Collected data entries
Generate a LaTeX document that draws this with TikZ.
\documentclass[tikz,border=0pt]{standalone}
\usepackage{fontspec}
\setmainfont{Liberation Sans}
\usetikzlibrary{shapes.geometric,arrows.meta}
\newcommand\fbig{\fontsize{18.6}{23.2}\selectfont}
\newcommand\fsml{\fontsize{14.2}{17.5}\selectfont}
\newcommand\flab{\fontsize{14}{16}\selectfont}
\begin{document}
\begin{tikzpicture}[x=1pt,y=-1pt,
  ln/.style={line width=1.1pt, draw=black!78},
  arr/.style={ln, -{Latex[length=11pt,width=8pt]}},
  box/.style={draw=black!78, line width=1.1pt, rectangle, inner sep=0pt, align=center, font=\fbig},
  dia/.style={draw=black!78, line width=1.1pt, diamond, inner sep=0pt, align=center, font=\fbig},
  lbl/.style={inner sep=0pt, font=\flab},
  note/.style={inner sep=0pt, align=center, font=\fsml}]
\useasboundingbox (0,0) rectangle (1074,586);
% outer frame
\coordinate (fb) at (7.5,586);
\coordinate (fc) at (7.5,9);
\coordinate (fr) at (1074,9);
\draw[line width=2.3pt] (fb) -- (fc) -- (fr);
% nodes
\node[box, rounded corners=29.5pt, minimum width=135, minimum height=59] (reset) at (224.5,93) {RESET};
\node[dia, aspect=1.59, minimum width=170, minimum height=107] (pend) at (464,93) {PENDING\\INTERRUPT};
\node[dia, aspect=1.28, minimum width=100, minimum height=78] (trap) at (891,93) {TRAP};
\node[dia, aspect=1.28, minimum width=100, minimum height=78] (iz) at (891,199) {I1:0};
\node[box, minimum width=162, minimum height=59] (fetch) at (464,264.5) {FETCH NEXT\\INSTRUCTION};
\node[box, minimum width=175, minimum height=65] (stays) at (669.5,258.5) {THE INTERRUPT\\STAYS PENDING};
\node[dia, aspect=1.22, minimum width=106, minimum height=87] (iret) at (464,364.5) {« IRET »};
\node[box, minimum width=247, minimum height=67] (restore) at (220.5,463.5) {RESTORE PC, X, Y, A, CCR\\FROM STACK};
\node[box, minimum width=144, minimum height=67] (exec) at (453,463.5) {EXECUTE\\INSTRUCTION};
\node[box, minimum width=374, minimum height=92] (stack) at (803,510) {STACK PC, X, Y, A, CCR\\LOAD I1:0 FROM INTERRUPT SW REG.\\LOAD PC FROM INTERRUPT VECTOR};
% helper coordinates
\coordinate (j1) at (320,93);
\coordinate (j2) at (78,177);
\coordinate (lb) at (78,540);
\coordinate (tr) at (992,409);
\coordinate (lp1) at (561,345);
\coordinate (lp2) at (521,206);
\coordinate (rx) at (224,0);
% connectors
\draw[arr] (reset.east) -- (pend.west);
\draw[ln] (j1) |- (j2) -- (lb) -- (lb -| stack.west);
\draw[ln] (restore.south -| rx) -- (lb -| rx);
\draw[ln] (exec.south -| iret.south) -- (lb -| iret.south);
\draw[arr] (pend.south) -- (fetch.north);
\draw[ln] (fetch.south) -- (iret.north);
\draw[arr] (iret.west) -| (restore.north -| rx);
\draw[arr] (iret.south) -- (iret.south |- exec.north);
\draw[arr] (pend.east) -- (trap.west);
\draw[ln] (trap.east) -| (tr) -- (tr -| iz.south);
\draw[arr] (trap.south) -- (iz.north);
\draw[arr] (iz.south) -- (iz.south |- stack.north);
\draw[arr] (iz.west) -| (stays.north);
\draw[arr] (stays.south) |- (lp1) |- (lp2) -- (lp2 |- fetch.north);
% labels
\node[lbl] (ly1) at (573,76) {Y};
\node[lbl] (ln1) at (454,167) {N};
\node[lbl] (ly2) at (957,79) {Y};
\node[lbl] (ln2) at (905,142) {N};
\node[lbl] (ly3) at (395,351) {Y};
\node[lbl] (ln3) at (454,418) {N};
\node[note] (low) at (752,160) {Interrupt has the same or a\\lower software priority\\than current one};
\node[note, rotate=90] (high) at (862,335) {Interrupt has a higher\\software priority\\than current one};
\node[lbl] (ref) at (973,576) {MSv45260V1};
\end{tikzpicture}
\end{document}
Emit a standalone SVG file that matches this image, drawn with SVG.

Goal of the exercise » Extract the data exactly as given.

Task result »
Generate a LaTeX document that draws this with TikZ.
\documentclass[tikz,border=0pt]{standalone}
\usepackage{fontspec}
\setmainfont{Liberation Sans}
\usetikzlibrary{shapes.geometric,arrows.meta}
\newcommand\fbig{\fontsize{18.6}{23.2}\selectfont}
\newcommand\fsml{\fontsize{14.2}{17.5}\selectfont}
\newcommand\flab{\fontsize{14}{16}\selectfont}
\begin{document}
\begin{tikzpicture}[x=1pt,y=-1pt,
  ln/.style={line width=1.1pt, draw=black!78},
  arr/.style={ln, -{Latex[length=11pt,width=8pt]}},
  box/.style={draw=black!78, line width=1.1pt, rectangle, inner sep=0pt, align=center, font=\fbig},
  dia/.style={draw=black!78, line width=1.1pt, diamond, inner sep=0pt, align=center, font=\fbig},
  lbl/.style={inner sep=0pt, font=\flab},
  note/.style={inner sep=0pt, align=center, font=\fsml}]
\useasboundingbox (0,0) rectangle (1074,586);
% outer frame
\coordinate (fb) at (7.5,586);
\coordinate (fc) at (7.5,9);
\coordinate (fr) at (1074,9);
\draw[line width=2.3pt] (fb) -- (fc) -- (fr);
% nodes
\node[box, rounded corners=29.5pt, minimum width=135, minimum height=59] (reset) at (224.5,93) {RESET};
\node[dia, aspect=1.59, minimum width=170, minimum height=107] (pend) at (464,93) {PENDING\\INTERRUPT};
\node[dia, aspect=1.28, minimum width=100, minimum height=78] (trap) at (891,93) {TRAP};
\node[dia, aspect=1.28, minimum width=100, minimum height=78] (iz) at (891,199) {I1:0};
\node[box, minimum width=162, minimum height=59] (fetch) at (464,264.5) {FETCH NEXT\\INSTRUCTION};
\node[box, minimum width=175, minimum height=65] (stays) at (669.5,258.5) {THE INTERRUPT\\STAYS PENDING};
\node[dia, aspect=1.22, minimum width=106, minimum height=87] (iret) at (464,364.5) {« IRET »};
\node[box, minimum width=247, minimum height=67] (restore) at (220.5,463.5) {RESTORE PC, X, Y, A, CCR\\FROM STACK};
\node[box, minimum width=144, minimum height=67] (exec) at (453,463.5) {EXECUTE\\INSTRUCTION};
\node[box, minimum width=374, minimum height=92] (stack) at (803,510) {STACK PC, X, Y, A, CCR\\LOAD I1:0 FROM INTERRUPT SW REG.\\LOAD PC FROM INTERRUPT VECTOR};
% helper coordinates
\coordinate (j1) at (320,93);
\coordinate (j2) at (78,177);
\coordinate (lb) at (78,540);
\coordinate (tr) at (992,409);
\coordinate (lp1) at (561,345);
\coordinate (lp2) at (521,206);
\coordinate (rx) at (224,0);
% connectors
\draw[arr] (reset.east) -- (pend.west);
\draw[ln] (j1) |- (j2) -- (lb) -- (lb -| stack.west);
\draw[ln] (restore.south -| rx) -- (lb -| rx);
\draw[ln] (exec.south -| iret.south) -- (lb -| iret.south);
\draw[arr] (pend.south) -- (fetch.north);
\draw[ln] (fetch.south) -- (iret.north);
\draw[arr] (iret.west) -| (restore.north -| rx);
\draw[arr] (iret.south) -- (iret.south |- exec.north);
\draw[arr] (pend.east) -- (trap.west);
\draw[ln] (trap.east) -| (tr) -- (tr -| iz.south);
\draw[arr] (trap.south) -- (iz.north);
\draw[arr] (iz.south) -- (iz.south |- stack.north);
\draw[arr] (iz.west) -| (stays.north);
\draw[arr] (stays.south) |- (lp1) |- (lp2) -- (lp2 |- fetch.north);
% labels
\node[lbl] (ly1) at (573,76) {Y};
\node[lbl] (ln1) at (454,167) {N};
\node[lbl] (ly2) at (957,79) {Y};
\node[lbl] (ln2) at (905,142) {N};
\node[lbl] (ly3) at (395,351) {Y};
\node[lbl] (ln3) at (454,418) {N};
\node[note] (low) at (752,160) {Interrupt has the same or a\\lower software priority\\than current one};
\node[note, rotate=90] (high) at (862,335) {Interrupt has a higher\\software priority\\than current one};
\node[lbl] (ref) at (973,576) {MSv45260V1};
\end{tikzpicture}
\end{document}
Emit a standalone SVG file that matches this image, drawn with SVG.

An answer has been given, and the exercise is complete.